Attribution and Dating:
In 1966 Christie’s sent a photograph of the Man in Armour to the noted Italian artist historian, Giuseppe Fiocco, because they doubted the attribution to Paolo Veronese. Fiocco told them that he thought the portrait was by Giovanni Antonio da Pordenone and remarked on its similarities to the artist’s frescoes in the cathedral of Treviso. Subsequently he published it as an addendum to the third edition of his monograph on Pordenone. Some ten years later, Fritz Heinemann returned the picture to Veronese, dating it to the late 1550s and comparing it to his portrait of Agostino Barbarigo (Cleveland Museum of Art). Although Heinemann’s article is duly cited in all of the Veronese literature, including the newest monograph on Veronese as a portraitist, no mention is ever made of the Man in Armor as either an accepted or rejected work. Having somehow slipped through the cracks of Veronese studies, when the portrait reappeared on the market it carried the more convincing attribution to Jacopo Bassano.

Bernard Aikema suggested a date of around 1554, the date also given to the Getty picture by some scholars.
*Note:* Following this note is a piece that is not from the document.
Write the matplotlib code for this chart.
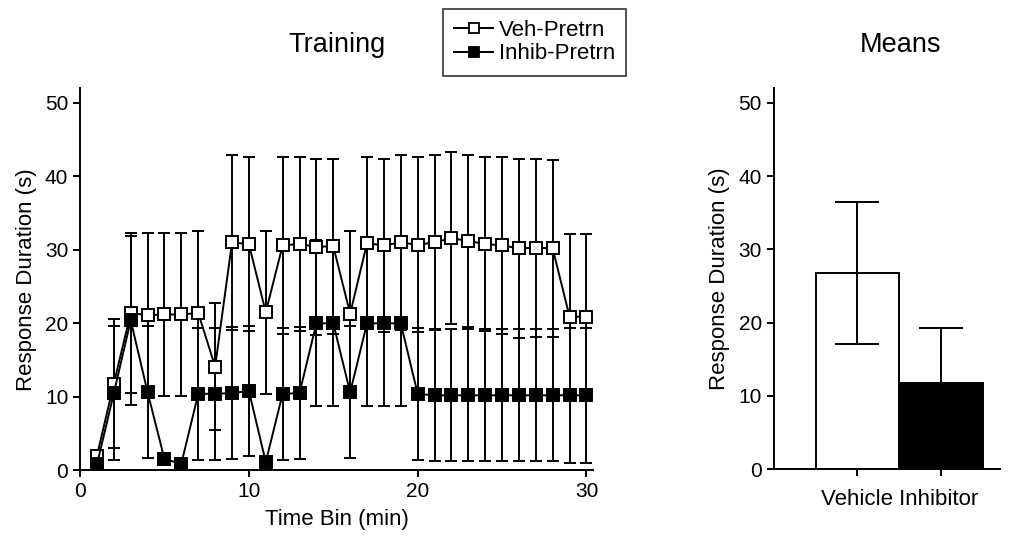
import matplotlib
matplotlib.use("Agg")
import matplotlib.pyplot as plt
from matplotlib.lines import Line2D

plt.rcParams['font.family'] = ['Liberation Sans', 'DejaVu Sans']

time_bins = list(range(1, 31))
veh_mean = [2.0, 11.8, 21.4, 21.1, 21.2, 21.2, 21.4, 14.1, 31.0, 30.8,
            21.5, 30.6, 30.8, 30.4, 30.5, 21.3, 30.9, 30.6, 31.0, 30.7,
            31.0, 31.6, 31.2, 30.8, 30.6, 30.2, 30.3, 30.2, 20.9, 20.9]
veh_err = [0.8, 8.8, 10.9, 11.2, 11.1, 11.1, 11.2, 8.6, 11.9, 11.8,
           11.1, 12.0, 11.8, 12.0, 11.9, 11.3, 11.7, 11.8, 11.9, 11.9,
           11.9, 11.7, 11.7, 11.8, 12.0, 12.2, 12.1, 12.0, 11.2, 11.2]
inh_mean = [0.8, 10.5, 20.4, 10.6, 1.5, 0.9, 10.4, 10.4, 10.5, 10.8,
            1.1, 10.4, 10.5, 20.0, 20.0, 10.6, 20.0, 20.0, 20.0, 10.4,
            10.2, 10.2, 10.2, 10.2, 10.2, 10.2, 10.2, 10.2, 10.2, 10.2]
inh_err = [0.3, 9.1, 11.5, 9.0, 0.5, 0.3, 9.0, 9.0, 9.0, 8.9,
           0.3, 9.0, 9.0, 11.3, 11.3, 9.0, 11.3, 11.3, 11.3, 9.0,
           9.0, 9.0, 9.0, 9.0, 9.0, 9.0, 9.0, 9.0, 9.2, 9.2]

groups = ['Vehicle', 'Inhibitor']
group_mean = [26.8, 11.7]
group_err = [9.7, 7.5]

fig = plt.figure(figsize=(10.14, 5.38), dpi=100)
ax1 = fig.add_axes([0.079, 0.126, 0.506, 0.71])
ax2 = fig.add_axes([0.763, 0.128, 0.223, 0.708])

lw = 1.4
fs = 15
lfs = 16
tfs = 19.5
# error bars first
ax1.errorbar(time_bins, veh_mean, yerr=veh_err, fmt='none', ecolor='black',
             elinewidth=lw, capsize=4.3, capthick=lw, zorder=2)
ax1.errorbar(time_bins, inh_mean, yerr=inh_err, fmt='none', ecolor='black',
             elinewidth=lw, capsize=4.3, capthick=lw, zorder=2)
ax1.plot(time_bins, veh_mean, '-s', color='black', lw=lw, ms=9,
         mfc='white', mec='black', mew=1.4, zorder=3)
ax1.plot(time_bins, inh_mean, '-s', color='black', lw=lw, ms=9,
         mfc='black', mec='black', mew=1.4, zorder=4)

ax1.set_xlim(0, 30.4)
ax1.set_ylim(0, 52)
ax1.set_xticks([0, 10, 20, 30])
ax1.set_yticks([0, 10, 20, 30, 40, 50])
ax1.set_xlabel('Time Bin (min)', fontsize=lfs, labelpad=6)
ax1.set_ylabel('Response Duration (s)', fontsize=lfs, labelpad=6)
ax1.set_title('Training', fontsize=tfs, pad=26)

# bars
xpos = [0, 1]
ax2.bar(xpos, group_mean, width=1.0, color=['white', 'black'],
        edgecolor='black', linewidth=lw, zorder=2)
ax2.errorbar(xpos, group_mean, yerr=group_err, fmt='none', ecolor='black',
             elinewidth=lw, capsize=15.5, capthick=lw, zorder=3)
ax2.set_xlim(-1.0, 1.7)
ax2.set_ylim(0, 52)
ax2.set_xticks(xpos)
ax2.set_xticklabels([])
ax2.set_xticks([0.5], minor=True)
ax2.set_xticklabels([' '.join(groups)], minor=True)
ax2.tick_params(axis='x', which='minor', length=0, pad=14, labelsize=lfs)
ax2.set_yticks([0, 10, 20, 30, 40, 50])
ax2.set_ylabel('Response Duration (s)', fontsize=lfs, labelpad=6)
ax2.set_title('Means', fontsize=tfs, pad=26, x=0.56)

for ax in (ax1, ax2):
    for s in ('top', 'right'):
        ax.spines[s].set_visible(False)
    for s in ('left', 'bottom'):
        ax.spines[s].set_linewidth(lw)
    ax.tick_params(which='major', direction='out', length=5, width=lw, labelsize=fs)

handles = [Line2D([], [], color='black', marker='s', ms=6.5, mfc='white', lw=lw, mew=1.3),
           Line2D([], [], color='black', marker='s', ms=6.5, mfc='black', lw=lw, mew=1.3)]
leg = fig.legend(handles, ['Veh-Pretrn', 'Inhib-Pretrn'], loc='upper left',
                 bbox_to_anchor=(0.437, 0.983), borderaxespad=0, fontsize=lfs,
                 frameon=True, fancybox=False, edgecolor='black',
                 handlelength=1.75, borderpad=0.5, labelspacing=0.1,
                 handletextpad=0.25)
leg.get_frame().set_linewidth(1.2)

fig.savefig('out.png', dpi=100)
While stylistically related to the Getty picture, the Man in Armour would seem to be slightly later in date. Its more sophisticated architectural setting looks forward towards the Man in Prayer (Palazzo Rosso, Genoa, Fig. 10), which dates from the mid-1560s. As in this later portrait, Jacopo uses the cornice in the Man in Armour to guide the viewer’s eye towards the sitter’s face. There is also a similar minute attention to detail in the modeling of the hands and face as well as a considerable interest in the play of light across the surface. In particular, the highlights on the armor shimmer within the somber, smoky atmosphere of the half-lit room. There is an elegance and natural grace to the sitter’s pose that also recalls Jacopo’s Saints Peter and Paul (Galleria Estense, Modena), which was painted for Santa Maria dell’Umiltà in Venice around 1561. The elongated fingers and gently curving silhouette of the hands are strikingly similar in the two pictures. A date somewhere between the Getty and Genoa portraits would seem correct for the Man in Armour. This would place it around 1560, at the very moment when the military ranks in the region around Bassano were increasing in number and new leaders being called to service.



History:
The painting of a Venetian general in armour is first mentioned in an elaborate description of the Fox-Strangways collection at Melbury House in Dorest published privately by the family in 1883. It was hung on the north staircase with a number of Tudor portraits and it was noted that the picture had been brought in 1871 from the family’s home at Redlynch in Somerset. Redlynch had been built in 1670s by Sir Stephen Fox, who is perhaps best known for his role in the founding of Chelsea Hospital. A century later his heirs were granted the title, Earl of Ilchester, and in the summer of 1762 Sir Horace Walpole visited Redlynch and Melbury as well as another of the family’s properties at Abbotsbury, describing in some detail the newly appointed earl’s paintings, tapestries and furniture. The Fox-Strangways’ taste ran towards family portraiture, but at Redlynch there were also a handful of continental baroque paintings by Cirro Ferri, Salvator Rosa, Pietro da Cortona and Eustache Le Sueur. However, no sixteenth-century Venetian paintings were listed nor was there any mention of a painting of a general in armor. Nevertheless, it is likely that the painting was already at Redlynch, since in 1792, when the first earl’s wife died, the family moved permanently to Melbury House and it was recorded that ‘Redlynch has been little inhabited since’. After inheriting the title in 1865, the 5th Earl of Ilchester extended Melbury and began to systematically bring pictures from Dorset to Somerset. By the time the book was published in the 1883 only seventeen pictures remained at the original family seat.